More corporate houses waiting to start airlines
TAMBARAM: Though air travellers have constituted only three per cent of the total number of passengers using all transport modes in the country, the civil aviation sector is growing at a drastic pace.
However, there is a mismatch between capacity and requirement, said K. Ramalingam, Chairman of Airports Authority of India, on Friday.
Addressing a two-day seminar on ``Changing Trends in Civil Aviation,'' organised by the Department of Aerospace Engineering, Madras Institute of Technology, Chromepet, the AAI chief said there were 300 aircraft in the country at present, compared to 900 in China.
500 aircraft in five years
Nearly 40 million passengers travelled by air every year, compared to 138 million in China, Dr. Ramalingam said. Civil aviation fields in India and China were the fastest growing regions in Asia-Pacific, the AAI chief said, adding that many more corporate houses were waiting to start new airline companies. Many were waiting for their applications to be cleared for starting new companies and existing ones were waiting for government nod to purchase new aircraft, he said.
``Operators would buy 500 aircraft including A-380 in the next five years,'' Dr. Ramalingam said. To keep pace with the demand, infrastructure development in terms of expansion and improvement of the existing facilities and creation of new ones were imperative.
"An estimated Rs. 40,000 crores would be spent by 2010," he said.

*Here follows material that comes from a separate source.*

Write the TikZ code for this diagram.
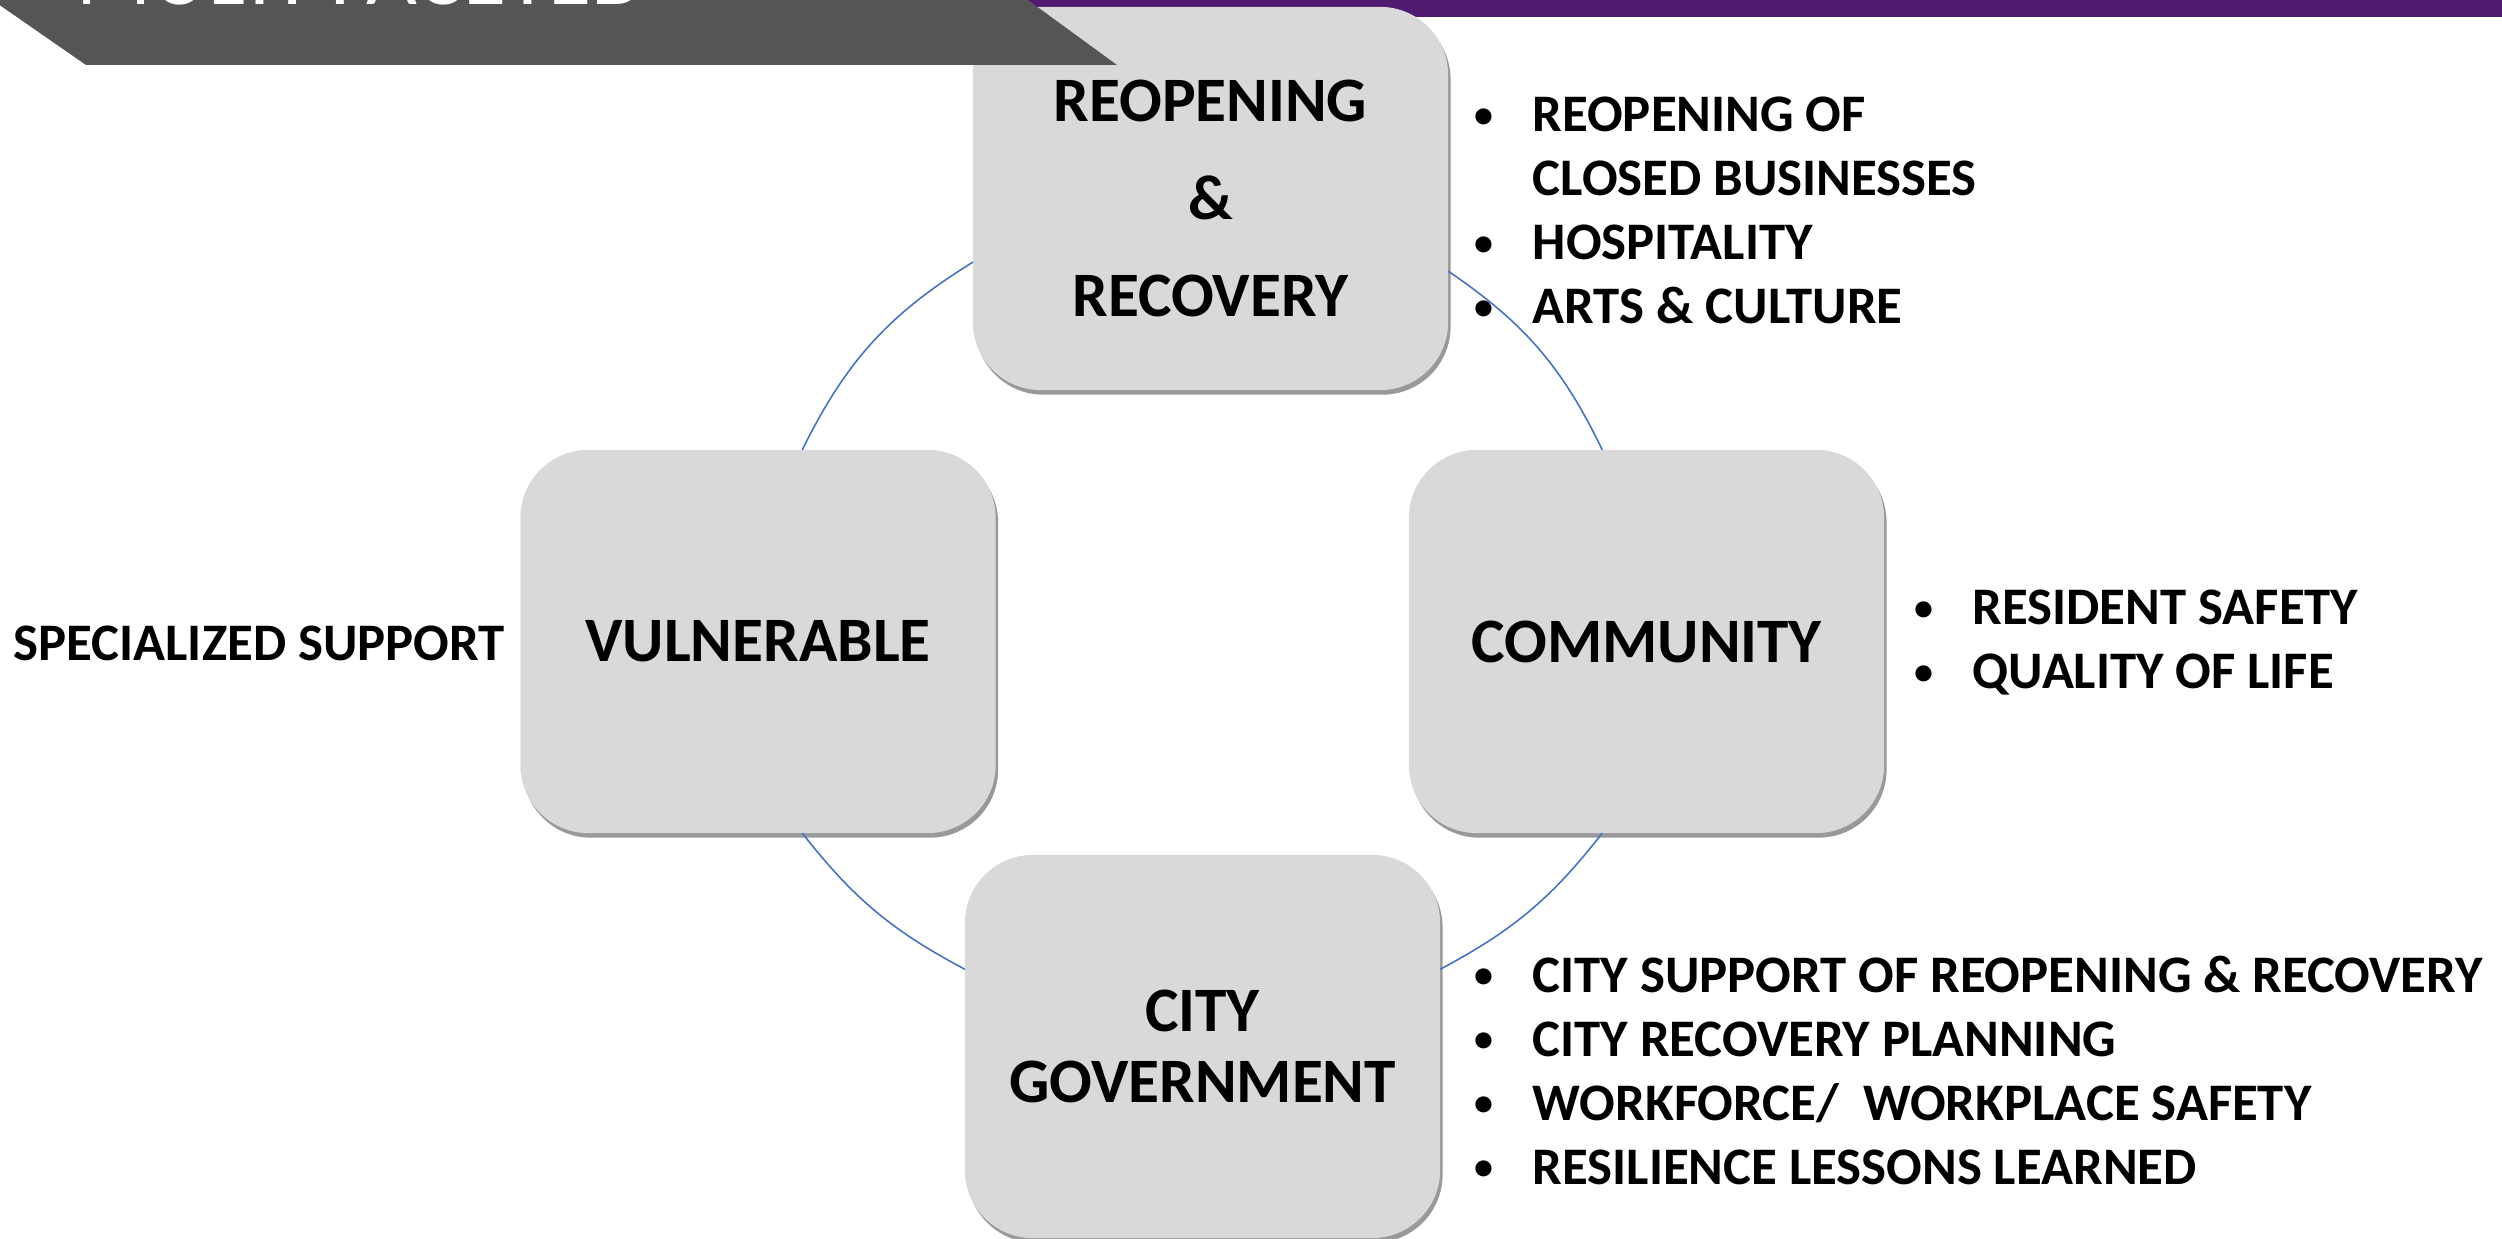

Of the 454 airports and airstrips, including abandoned and unused ones, the AAI had under its fold 127 airports, including 15 international ones. Of them 35 were non-metro airports and Rs. 7,000 crore would be spent for their development.
In order to expand air services to remote areas and pilgrim spots, the Government would soon be launching helicopter services.
There would be helicopter links from Madurai to Kodaikanal and Rameswaram in Tamil Nadu, when the services commenced, Mr. Ramalingam said.
Need for an Authority
D. Viswanathan, Vice-Chancellor of Anna University, called for the constitution of a Civil Aviation Authority to act as a facilitator to prescribe and enforce minimum standards for all agencies and settle disputes with regard to abuse of monopoly and ensure a level-playing field for all agencies.
The Authority's objectives should be to ensure safety, security and effective regulation, Dr. Viswanathan said. The country should explore the possibility of excelling in traveller's supporting services, engine overhaul, small avionics facility, and composite training for pilots, engineers, technicians and cabin crew, he said.
A. Joseph Stanley, Head, Department of Aerospace Engineering, said the two-day seminar was aimed at exposing students to new trends in field and give them an opportunity to interact with professionals and experts in the industry.
S. Kanagasabapathy, Dean, MIT, was also present.